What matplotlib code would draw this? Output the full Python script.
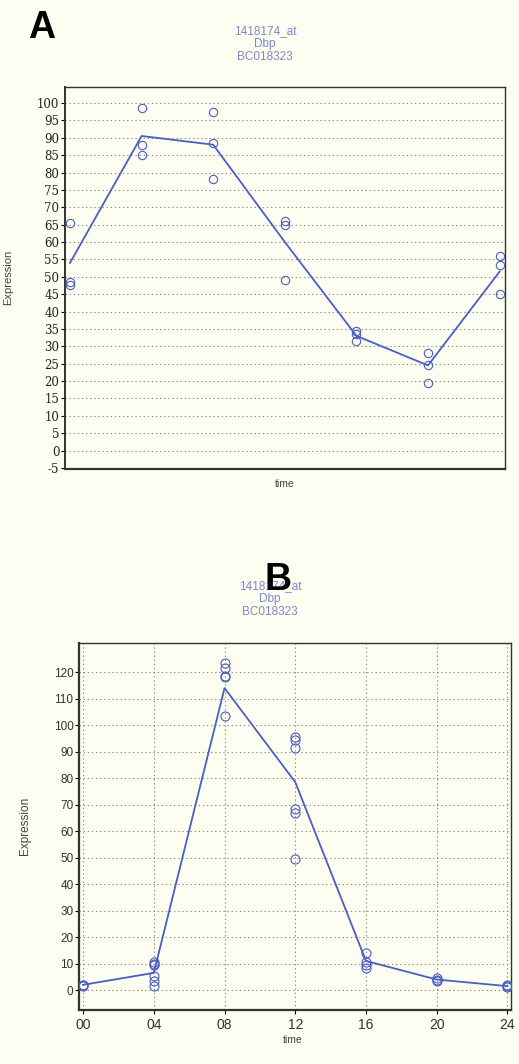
import numpy as np
import matplotlib
matplotlib.use('Agg')
from matplotlib import pyplot as plt

plt.rcParams['axes.unicode_minus'] = False

# panel A data (time, replicate values) + mean line
timesA = [0, 4, 8, 12, 16, 20, 24]
pointsA = [[65.5, 48.5, 47.5],
           [98.5, 88.0, 85.0],
           [97.5, 88.5, 78.0],
           [66.0, 65.0, 49.0],
           [34.5, 33.5, 31.5],
           [28.0, 24.5, 19.5],
           [56.0, 53.5, 45.0]]
lineA = [54.0, 90.5, 88.0, 60.0, 33.0, 24.5, 51.5]

# panel B data
timesB = [0, 4, 8, 12, 16, 20, 24]
pointsB = [[2.0, 1.8, 1.5],
           [10.5, 10.0, 9.5, 5.5, 3.5, 1.5],
           [123.5, 121.5, 118.5, 118.0, 103.5],
           [95.5, 94.5, 91.5, 68.5, 67.0, 49.5],
           [14.0, 10.5, 9.5, 8.5],
           [4.5, 4.0, 3.5],
           [2.0, 1.5, 1.0]]
lineB = [2.0, 6.5, 114.0, 78.5, 11.0, 4.0, 1.5]
xticklabelsB = ['00', '04', '08', '12', '16', '20', '24']

title_lines = '1418174_at\nDbp\nBC018323'

W, H = 519, 1064
bg = '#fdfdf1'
blue = '#4a5fc0'
title_col = '#7c89c6'
grid_col = '#8a8a8a'

fig = plt.figure(figsize=(W / 100, H / 100), dpi=100, facecolor=bg)

def frac(l, t, r, b):
    return [l / W, (H - b) / H, (r - l) / W, (b - t) / H]

def scatter_pts(ax, times, pts, ms):
    for t, vals in zip(times, pts):
        ax.plot([t] * len(vals), vals, 'o', mfc='none', mec=blue, mew=0.8,
                ms=ms, zorder=3)

# ---------- panel A ----------
ax = fig.add_axes(frac(65, 87, 505, 469), facecolor=bg)
ax.plot(timesA, lineA, color=blue, lw=1.3, zorder=2)
scatter_pts(ax, timesA, pointsA, 6)
ax.set_xlim(-0.28, 24.3)
ax.set_ylim(-5.3, 104.6)
ax.set_yticks(np.arange(-5, 101, 5))
ax.set_xticks([])
ax.yaxis.grid(True, ls=(0, (1.2, 2.5)), color=grid_col, lw=0.8)
ax.tick_params(axis='y', length=3, width=0.8, pad=1, labelsize=8.5,
               labelcolor='#222222')
for lb in ax.get_yticklabels():
    lb.set_family('DejaVu Serif')
for s in ax.spines.values():
    s.set_color('#333333')
    s.set_linewidth(1.0)
ax.spines['bottom'].set_linewidth(1.6)
ax.spines['left'].set_linewidth(1.4)

fig.text(285 / W, 1 - 484 / H, 'time', ha='center', va='center',
         fontsize=7.5, color='#444444', family='Liberation Sans')
fig.text(8 / W, 1 - 277 / H, 'Expression', ha='center', va='center',
         rotation=90, fontsize=8, color='#444444', family='Liberation Sans')
fig.text(265 / W, 1 - 44 / H, title_lines, ha='center', va='center',
         fontsize=8.5, color=title_col, family='Liberation Sans',
         linespacing=1.15)
fig.text(42 / W, 1 - 28 / H, 'A', ha='center', va='center',
         fontsize=27, fontweight='bold', family='Liberation Sans')

# ---------- panel B ----------
ax2 = fig.add_axes(frac(79, 643, 511, 1010), facecolor=bg)
ax2.plot(timesB, lineB, color=blue, lw=1.3, zorder=2)
scatter_pts(ax2, timesB, pointsB, 6.5)
ax2.set_xlim(-0.23, 24.2)
ax2.set_ylim(-7.5, 131)
ax2.set_yticks(np.arange(0, 121, 10))
ax2.set_xticks(timesB)
ax2.set_xticklabels(xticklabelsB)
ax2.grid(True, ls=(0, (1.2, 2.5)), color=grid_col, lw=0.8)
ax2.tick_params(axis='y', length=3, width=0.8, pad=1, labelsize=8.5)
ax2.tick_params(axis='x', length=3, width=0.8, pad=3, labelsize=10)
for lb in ax2.get_yticklabels() + ax2.get_xticklabels():
    lb.set_family('Liberation Sans')
    lb.set_color('#333333')
for s in ax2.spines.values():
    s.set_color('#333333')
    s.set_linewidth(1.0)
ax2.spines['bottom'].set_linewidth(1.6)
ax2.spines['left'].set_linewidth(1.6)

fig.text(293 / W, 1 - 1040 / H, 'time', ha='center', va='center',
         fontsize=7.5, color='#444444', family='Liberation Sans')
fig.text(25 / W, 1 - 826 / H, 'Expression', ha='center', va='center',
         rotation=90, fontsize=8.5, color='#444444', family='Liberation Sans')
fig.text(270 / W, 1 - 599 / H, title_lines, ha='center', va='center',
         fontsize=8.5, color=title_col, family='Liberation Sans',
         linespacing=1.15)
fig.text(278 / W, 1 - 580 / H, 'B', ha='center', va='center',
         fontsize=27, fontweight='bold', family='Liberation Sans')

fig.savefig('out.png', dpi=100, facecolor=bg)
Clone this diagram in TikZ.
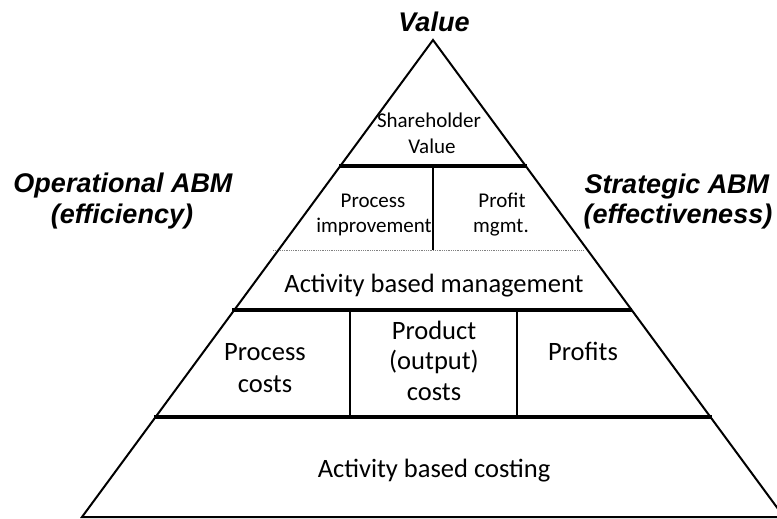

# TASK DIRECTIONS
From the first line above down to the line with "plt.rcParams['axes.unicode_minus'] = False", reproduce every line and no others, omitting pictures.

# EXPECTED OUTPUT
What matplotlib code would draw this? Output the full Python script.
import numpy as np
import matplotlib
matplotlib.use('Agg')
from matplotlib import pyplot as plt

plt.rcParams['axes.unicode_minus'] = False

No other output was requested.